• Aim
State how many lines contain "chart", and write nothing except that count.

• Supplied material
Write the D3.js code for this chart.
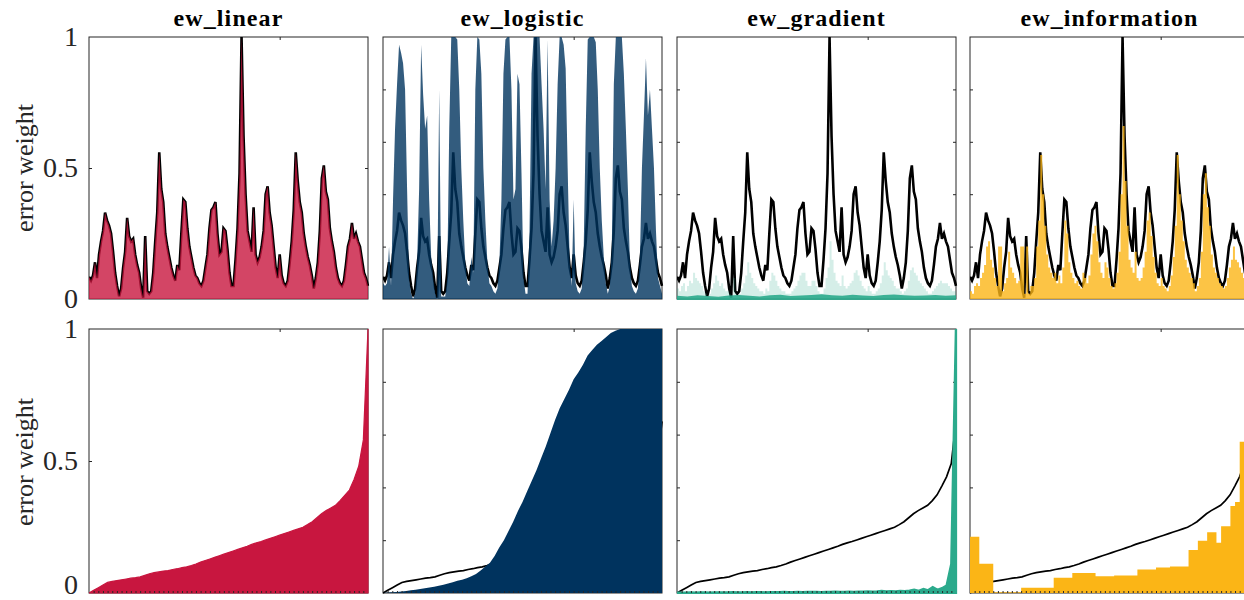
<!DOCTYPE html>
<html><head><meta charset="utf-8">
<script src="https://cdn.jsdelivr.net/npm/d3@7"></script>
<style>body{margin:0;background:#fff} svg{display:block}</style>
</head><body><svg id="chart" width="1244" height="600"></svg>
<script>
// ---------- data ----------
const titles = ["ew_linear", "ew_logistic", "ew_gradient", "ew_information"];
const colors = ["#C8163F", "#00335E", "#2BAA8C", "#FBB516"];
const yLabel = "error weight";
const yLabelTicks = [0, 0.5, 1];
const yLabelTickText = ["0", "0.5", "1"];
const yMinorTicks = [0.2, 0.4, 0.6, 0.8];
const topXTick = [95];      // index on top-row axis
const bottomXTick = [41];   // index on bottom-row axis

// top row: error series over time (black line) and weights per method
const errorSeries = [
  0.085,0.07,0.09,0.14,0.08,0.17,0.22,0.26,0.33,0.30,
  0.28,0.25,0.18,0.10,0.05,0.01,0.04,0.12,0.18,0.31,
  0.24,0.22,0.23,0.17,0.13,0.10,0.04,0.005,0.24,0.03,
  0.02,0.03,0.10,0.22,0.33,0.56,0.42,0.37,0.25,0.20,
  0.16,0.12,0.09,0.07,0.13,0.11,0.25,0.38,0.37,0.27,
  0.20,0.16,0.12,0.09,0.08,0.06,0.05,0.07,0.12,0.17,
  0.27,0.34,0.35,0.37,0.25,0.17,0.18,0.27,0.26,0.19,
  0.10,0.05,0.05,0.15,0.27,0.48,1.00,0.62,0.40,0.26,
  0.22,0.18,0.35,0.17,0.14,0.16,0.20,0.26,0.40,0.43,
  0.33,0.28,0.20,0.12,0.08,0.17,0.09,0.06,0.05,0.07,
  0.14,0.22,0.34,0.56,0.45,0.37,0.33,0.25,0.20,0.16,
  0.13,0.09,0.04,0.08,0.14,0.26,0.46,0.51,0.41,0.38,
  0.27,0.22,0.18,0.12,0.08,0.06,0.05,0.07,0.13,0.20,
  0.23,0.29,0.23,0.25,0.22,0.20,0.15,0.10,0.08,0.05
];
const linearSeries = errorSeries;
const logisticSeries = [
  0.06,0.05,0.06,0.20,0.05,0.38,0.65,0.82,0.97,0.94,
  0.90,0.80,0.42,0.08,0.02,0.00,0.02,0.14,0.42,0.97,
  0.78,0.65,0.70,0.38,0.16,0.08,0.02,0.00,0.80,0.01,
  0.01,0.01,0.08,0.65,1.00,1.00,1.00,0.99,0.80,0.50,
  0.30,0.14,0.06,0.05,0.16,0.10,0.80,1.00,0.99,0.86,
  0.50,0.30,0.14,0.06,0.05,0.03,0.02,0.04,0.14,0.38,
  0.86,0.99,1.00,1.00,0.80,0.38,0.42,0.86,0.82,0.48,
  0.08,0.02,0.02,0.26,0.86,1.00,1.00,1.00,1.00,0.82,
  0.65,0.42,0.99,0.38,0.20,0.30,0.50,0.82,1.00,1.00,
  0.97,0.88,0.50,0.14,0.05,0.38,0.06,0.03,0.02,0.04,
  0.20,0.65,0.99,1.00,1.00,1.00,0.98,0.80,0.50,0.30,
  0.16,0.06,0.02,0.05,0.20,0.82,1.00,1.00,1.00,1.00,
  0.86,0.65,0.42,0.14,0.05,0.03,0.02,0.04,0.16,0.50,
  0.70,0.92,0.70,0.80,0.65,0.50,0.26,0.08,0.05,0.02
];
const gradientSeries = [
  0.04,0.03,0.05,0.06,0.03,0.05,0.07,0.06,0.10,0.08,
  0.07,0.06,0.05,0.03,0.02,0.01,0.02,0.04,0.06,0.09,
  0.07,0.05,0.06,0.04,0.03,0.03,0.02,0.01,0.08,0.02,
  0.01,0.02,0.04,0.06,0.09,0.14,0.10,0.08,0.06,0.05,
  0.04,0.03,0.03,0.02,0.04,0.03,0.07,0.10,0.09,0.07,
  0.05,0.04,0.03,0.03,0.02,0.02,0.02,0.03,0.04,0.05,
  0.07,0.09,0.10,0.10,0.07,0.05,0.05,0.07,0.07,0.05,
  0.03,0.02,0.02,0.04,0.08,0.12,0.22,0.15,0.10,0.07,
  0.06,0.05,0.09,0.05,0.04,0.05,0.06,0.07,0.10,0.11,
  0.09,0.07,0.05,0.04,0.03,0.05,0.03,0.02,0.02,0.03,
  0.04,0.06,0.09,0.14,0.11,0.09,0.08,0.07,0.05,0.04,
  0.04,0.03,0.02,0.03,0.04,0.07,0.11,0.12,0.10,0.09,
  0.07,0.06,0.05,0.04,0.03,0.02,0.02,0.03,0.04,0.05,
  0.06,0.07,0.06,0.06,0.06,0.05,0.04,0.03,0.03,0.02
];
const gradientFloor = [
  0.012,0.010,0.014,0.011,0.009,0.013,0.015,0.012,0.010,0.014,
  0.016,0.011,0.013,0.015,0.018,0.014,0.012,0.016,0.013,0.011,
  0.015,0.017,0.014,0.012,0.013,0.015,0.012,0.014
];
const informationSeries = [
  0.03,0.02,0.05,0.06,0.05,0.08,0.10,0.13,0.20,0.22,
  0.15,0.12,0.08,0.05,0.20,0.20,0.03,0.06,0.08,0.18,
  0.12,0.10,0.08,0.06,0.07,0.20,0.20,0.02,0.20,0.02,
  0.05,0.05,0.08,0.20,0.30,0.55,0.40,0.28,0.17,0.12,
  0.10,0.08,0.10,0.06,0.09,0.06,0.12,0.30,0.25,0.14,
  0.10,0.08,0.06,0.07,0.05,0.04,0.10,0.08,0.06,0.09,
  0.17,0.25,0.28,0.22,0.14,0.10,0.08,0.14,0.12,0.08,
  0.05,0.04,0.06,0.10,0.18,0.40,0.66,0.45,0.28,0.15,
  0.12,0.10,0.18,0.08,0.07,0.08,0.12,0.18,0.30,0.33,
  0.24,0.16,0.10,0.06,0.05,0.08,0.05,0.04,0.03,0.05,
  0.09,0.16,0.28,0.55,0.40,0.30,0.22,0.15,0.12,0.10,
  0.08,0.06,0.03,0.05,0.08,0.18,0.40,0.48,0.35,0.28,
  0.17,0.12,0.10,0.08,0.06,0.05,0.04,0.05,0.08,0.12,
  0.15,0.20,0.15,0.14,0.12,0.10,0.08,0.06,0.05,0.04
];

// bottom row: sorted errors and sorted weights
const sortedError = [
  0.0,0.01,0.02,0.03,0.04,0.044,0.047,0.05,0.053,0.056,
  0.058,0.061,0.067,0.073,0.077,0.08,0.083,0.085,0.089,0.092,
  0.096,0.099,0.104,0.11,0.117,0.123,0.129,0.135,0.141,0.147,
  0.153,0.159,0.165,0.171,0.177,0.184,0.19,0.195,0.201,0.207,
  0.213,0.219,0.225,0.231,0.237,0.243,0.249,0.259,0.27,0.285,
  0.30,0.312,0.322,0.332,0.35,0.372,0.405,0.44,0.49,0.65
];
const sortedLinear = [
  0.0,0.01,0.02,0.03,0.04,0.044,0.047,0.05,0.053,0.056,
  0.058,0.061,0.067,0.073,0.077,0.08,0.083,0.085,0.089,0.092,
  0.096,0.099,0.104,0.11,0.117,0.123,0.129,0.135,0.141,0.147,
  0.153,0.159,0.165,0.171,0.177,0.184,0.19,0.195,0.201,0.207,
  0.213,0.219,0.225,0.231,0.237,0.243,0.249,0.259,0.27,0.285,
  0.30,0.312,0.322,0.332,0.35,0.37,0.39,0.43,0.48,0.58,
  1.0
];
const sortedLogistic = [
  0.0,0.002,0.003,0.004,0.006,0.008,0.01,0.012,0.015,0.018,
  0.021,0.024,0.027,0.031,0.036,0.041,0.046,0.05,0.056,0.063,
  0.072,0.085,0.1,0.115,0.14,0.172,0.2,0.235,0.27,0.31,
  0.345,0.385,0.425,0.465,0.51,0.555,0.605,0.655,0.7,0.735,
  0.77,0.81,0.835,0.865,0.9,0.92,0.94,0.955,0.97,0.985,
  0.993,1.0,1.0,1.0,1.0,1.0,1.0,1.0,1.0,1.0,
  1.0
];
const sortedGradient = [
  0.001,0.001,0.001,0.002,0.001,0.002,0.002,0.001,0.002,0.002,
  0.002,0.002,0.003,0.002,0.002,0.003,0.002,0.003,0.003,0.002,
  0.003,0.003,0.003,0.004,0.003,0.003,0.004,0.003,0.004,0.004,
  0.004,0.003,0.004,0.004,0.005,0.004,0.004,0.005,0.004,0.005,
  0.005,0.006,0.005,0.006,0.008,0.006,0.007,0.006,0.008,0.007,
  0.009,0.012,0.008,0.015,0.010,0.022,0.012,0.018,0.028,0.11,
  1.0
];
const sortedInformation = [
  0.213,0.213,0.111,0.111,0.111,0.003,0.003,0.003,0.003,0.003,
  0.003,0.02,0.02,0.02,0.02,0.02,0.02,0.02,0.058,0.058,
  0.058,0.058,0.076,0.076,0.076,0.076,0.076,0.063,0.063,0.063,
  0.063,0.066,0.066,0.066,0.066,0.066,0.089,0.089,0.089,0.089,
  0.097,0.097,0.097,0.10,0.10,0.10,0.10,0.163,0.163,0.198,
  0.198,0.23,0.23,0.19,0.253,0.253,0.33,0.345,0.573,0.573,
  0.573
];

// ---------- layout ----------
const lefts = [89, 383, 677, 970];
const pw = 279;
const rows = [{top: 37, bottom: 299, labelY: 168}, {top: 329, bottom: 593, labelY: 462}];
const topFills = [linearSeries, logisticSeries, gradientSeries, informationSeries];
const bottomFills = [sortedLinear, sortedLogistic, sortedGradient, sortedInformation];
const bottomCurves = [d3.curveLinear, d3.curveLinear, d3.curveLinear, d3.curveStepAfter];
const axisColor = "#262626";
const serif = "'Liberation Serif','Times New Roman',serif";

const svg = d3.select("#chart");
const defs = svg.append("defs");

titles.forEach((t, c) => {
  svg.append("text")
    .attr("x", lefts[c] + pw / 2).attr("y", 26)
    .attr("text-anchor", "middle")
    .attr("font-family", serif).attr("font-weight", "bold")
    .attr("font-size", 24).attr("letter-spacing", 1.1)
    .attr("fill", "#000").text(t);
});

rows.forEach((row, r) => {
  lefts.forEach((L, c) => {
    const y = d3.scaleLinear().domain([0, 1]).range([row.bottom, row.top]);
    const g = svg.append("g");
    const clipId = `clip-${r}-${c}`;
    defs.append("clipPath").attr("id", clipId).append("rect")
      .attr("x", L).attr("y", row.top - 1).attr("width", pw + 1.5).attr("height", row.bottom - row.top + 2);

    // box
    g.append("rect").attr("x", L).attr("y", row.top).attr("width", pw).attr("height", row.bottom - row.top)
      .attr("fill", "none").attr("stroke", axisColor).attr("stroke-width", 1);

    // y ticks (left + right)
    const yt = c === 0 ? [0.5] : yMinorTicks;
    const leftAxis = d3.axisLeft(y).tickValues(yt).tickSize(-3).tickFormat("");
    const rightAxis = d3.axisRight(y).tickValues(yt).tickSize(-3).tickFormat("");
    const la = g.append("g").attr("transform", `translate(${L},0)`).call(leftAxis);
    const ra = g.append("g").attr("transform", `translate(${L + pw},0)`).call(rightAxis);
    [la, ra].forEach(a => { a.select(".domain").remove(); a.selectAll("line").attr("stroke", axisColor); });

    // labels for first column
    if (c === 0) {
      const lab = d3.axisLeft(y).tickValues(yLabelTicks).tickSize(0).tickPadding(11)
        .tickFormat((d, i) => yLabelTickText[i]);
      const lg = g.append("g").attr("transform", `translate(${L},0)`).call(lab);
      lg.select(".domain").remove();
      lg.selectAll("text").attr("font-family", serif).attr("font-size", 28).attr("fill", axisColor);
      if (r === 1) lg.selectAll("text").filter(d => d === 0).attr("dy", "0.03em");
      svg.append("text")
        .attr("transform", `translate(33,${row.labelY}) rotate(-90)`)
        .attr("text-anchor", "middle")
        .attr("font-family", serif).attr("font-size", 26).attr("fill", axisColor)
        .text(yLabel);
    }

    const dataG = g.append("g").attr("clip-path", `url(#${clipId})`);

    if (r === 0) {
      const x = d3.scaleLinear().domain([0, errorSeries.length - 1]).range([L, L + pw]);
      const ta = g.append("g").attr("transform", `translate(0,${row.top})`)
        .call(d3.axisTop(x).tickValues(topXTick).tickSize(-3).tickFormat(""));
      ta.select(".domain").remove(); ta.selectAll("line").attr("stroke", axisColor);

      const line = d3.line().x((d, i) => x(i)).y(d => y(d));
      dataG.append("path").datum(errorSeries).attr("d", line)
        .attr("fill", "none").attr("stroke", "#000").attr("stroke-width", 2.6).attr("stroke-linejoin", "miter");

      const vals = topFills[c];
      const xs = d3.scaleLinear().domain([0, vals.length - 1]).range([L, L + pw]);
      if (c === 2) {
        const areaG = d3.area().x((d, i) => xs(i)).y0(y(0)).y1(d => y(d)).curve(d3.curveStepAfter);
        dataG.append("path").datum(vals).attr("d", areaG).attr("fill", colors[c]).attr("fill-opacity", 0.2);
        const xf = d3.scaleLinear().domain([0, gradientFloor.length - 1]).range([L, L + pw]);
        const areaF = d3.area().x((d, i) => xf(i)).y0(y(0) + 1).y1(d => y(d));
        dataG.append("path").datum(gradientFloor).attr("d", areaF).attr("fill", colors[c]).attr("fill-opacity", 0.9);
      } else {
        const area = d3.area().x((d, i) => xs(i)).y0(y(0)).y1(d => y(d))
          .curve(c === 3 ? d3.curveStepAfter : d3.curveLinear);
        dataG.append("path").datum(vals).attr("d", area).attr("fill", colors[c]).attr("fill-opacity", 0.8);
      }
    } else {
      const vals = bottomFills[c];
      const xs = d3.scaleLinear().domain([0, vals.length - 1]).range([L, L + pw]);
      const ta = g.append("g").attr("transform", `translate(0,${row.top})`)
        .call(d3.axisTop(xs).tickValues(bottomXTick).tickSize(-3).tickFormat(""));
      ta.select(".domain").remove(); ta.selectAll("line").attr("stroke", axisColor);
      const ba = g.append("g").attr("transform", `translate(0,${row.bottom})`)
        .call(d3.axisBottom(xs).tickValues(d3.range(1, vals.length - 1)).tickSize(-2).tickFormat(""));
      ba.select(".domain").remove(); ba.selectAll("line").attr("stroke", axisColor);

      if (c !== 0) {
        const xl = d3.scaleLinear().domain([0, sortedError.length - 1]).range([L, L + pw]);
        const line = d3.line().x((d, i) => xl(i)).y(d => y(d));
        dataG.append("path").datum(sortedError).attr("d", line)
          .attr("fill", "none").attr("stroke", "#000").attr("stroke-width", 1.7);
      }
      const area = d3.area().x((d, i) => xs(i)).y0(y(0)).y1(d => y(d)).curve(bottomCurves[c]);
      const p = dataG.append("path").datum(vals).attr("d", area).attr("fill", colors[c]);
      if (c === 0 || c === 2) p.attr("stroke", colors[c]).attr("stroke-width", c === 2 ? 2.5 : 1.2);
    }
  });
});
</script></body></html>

• Exercise output
3